Would you expect moving one of these leads around a ThinkPulse electrode should cause the expecting beeping to show the connectivity of the circuit? I feel like I'm doing something wrong.
Any advice much appreciated.
Alex
Comments
It's super important to drop the "Gain" on every channel when using the ThinkPulse active electrodes when they are fully connected.
In the near future, we are looking to add an option to the GUI control panel that will set these values by default:
https://github.com/OpenBCI/OpenBCI_GUI/issues/999
Hi retiutut,
Yes, I do this by resetting the gain commands to the board directly in BrainFlow (or if I'm using the GUI, I have a saved settings file that loads them all to the correct version). However, for the multimeter tests, I am not connected to the computer. Do I need to be? Thanks for the heads-up on that point though, in case other users come here and wonder about it.
You cannot do 'continuity' (zero ohms) checks with active electrodes. Because they have internal electronics. Ohm meter checks only work on passive electrodes.
Can you summarize what signal distortions you are seeing? In past threads there seems to be a lot of mains interference going on.
https://openbci.com/forum/index.php?p=/profile/algmur
Regards, William
https://openbci.com/forum/index.php?p=/discussion/3061/wrong-notch-parameters-in-gui-resolved#latest
Hi wjcroft,
Thanks for your reply. It's a shame about not being able to do the tests. I was just a bit sick of trying things and never being fully confident that my equipment was correct. I liked the idea of going back to basics and fundamentally checking every logical step up the chain, starting with whether the current was correctly passing through the loop and then I would iteratively add in more and more steps closer to a full data recording session. I had seen the idea of the multimeter as a good step to verify the basics.

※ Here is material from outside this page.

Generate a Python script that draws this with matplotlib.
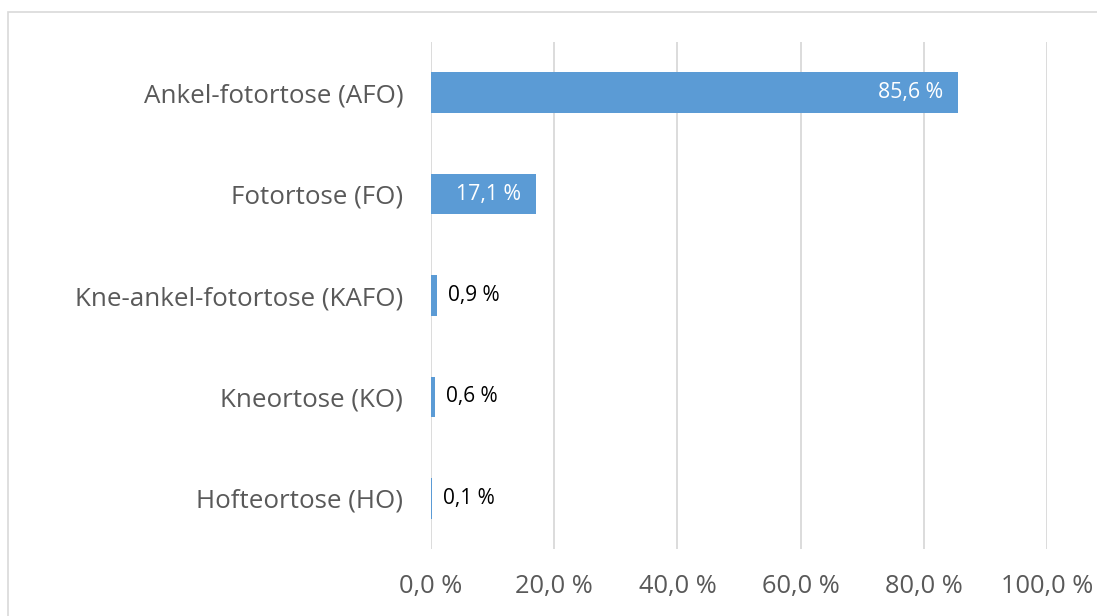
import matplotlib
matplotlib.use("Agg")
import matplotlib.pyplot as plt
from matplotlib.patches import Rectangle

categories = ["Ankel-fotortose (AFO)", "Fotortose (FO)", "Kne-ankel-fotortose (KAFO)",
              "Kneortose (KO)", "Hofteortose (HO)"]
values = [85.6, 17.1, 0.9, 0.6, 0.1]
labels = ["85,6 %", "17,1 %", "0,9 %", "0,6 %", "0,1 %"]
xticks = [0, 20, 40, 60, 80, 100]
xticklabels = ["0,0 %", "20,0 %", "40,0 %", "60,0 %", "80,0 %", "100,0 %"]

W, H = 1097, 616
fig = plt.figure(figsize=(W / 100, H / 100), dpi=100)
plt.rcParams['font.family'] = ['Open Sans', 'DejaVu Sans']

# chart border
fig.patches.append(Rectangle((8 / W, -0.1), 1.2, 1 - 12 / H + 0.1, transform=fig.transFigure,
                             fill=False, edgecolor="#D9D9D9", linewidth=1.2))

ax = fig.add_axes([431 / W, 1 - 549 / H, (1047 - 431) / W, (549 - 42) / H])
ypos = list(range(len(categories)))
ax.barh(ypos, values, height=0.4, color="#5B9BD5", zorder=3)
ax.set_ylim(len(categories) - 0.5, -0.5)
ax.set_xlim(0, 100)
ax.set_xticks(xticks)
ax.set_xticklabels(xticklabels, fontsize=18.3, color="#595959")
ax.set_yticks(ypos)
ax.set_yticklabels(categories, fontsize=18.7, color="#595959")
ax.tick_params(axis="y", length=0, pad=20)
ax.tick_params(axis="x", length=0, pad=18)
ax.grid(axis="x", color="#D9D9D9", linewidth=1.3, zorder=0)
for s in ax.spines.values():
    s.set_visible(False)

for y, v, lab in zip(ypos, values, labels):
    if v > 10:
        ax.annotate(lab, (v, y), xytext=(-11, 0), textcoords="offset points",
                    ha="right", va="center", color="white", fontsize=15.3, zorder=4)
    else:
        ax.annotate(lab, (v, y), xytext=(8, 0), textcoords="offset points",
                    ha="left", va="center", color="black", fontsize=15, zorder=4)

fig.savefig("out.png", dpi=100)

I haven't got any specific issue at the moment, i.e. I'm not actively trying anything and having problems. I want to start playing around in the next few weeks. Today, I just had a bit of time and thought I would test the fundamentals of all the electrodes are all sound, so I can at least have confidence at the basic level that the equipment isn't faulty.
Is there another sanity check you can recommend, that is compatible with active electrodes, that helps me to verify the functionality of the equipment?
Are you using exclusively Thinkpulse on all 16 channels? That seems like a huge number of actives. If you have some passive electrode channels, you can do the continuity check there.
Generally it has been acknowledged that any type of 'dry' electrodes (the original Ultracortex passives) or the Thinkpulse, will have some slight amount of signal amplitude loss, compared to equivalent 'wet' electrodes. In many applications it is not enough to matter. But as comments on the Forum have shown, certain EEG / BCI paradigms, such as SSVEP, cVEP, P300, will benefit from wet electrodes, because the signal to noise ratio can use all the help it can get. For example with the MindAffect cVEP system, all their examples / tutorials use a simple water or saline based passive wet system. They found that dry passive was just not good enough for the complex cVEP waveforms.
https://mindaffect-bci.readthedocs.io/en/latest/fitting_guide.html
If you say: "... I haven't got any specific issue at the moment, i.e. I'm not actively trying anything and having problems...", then I'm not clear what you are worrying about. Wait until you have an actual issue before you need to take remediation steps.
Another test you might try with neighboring Thinkpulse electrodes, is to moisten the skin underneath one of them with a small syringe or dropper. Then compare that channel with the other nearby channel without the moisture. Theoretically the active electrode and conductive rubber should not need any moisture. But adding a bit puts it closer to the 'wet' electrode situation. You could also do the same test comparing neighboring Thinkpulse and passive electrodes, with or without some moisture.
Regards, William
There IS a Thinkpulse Q&A thread here on the Forum, that the Thinkpulse engineer is monitoring. If you want to pursue checkout of any Thinkpulse issues, you can post there, and Julien will see it. If you use the at-sign notation, he will also get a 2nd email notification.
https://openbci.com/forum/index.php?p=/discussion/2869/thinkpulse-active-electrodes-q-a-resolved
Hi William,
Thanks for the info. You're right that perhaps I should just try to get something working first and try to take remediation steps later. I had seen that link before, because I actually bought the velcro straps mentioned there, but forgot all about them until now. I will set that up and start trying to record again. In my normal EEG work at uni, I've got clear tests in my wet system I can use to determine signal quality, but doing it on my own head without much electronic shielding in a system whose noise I don't know is within acceptable limits or not - is quite another thing.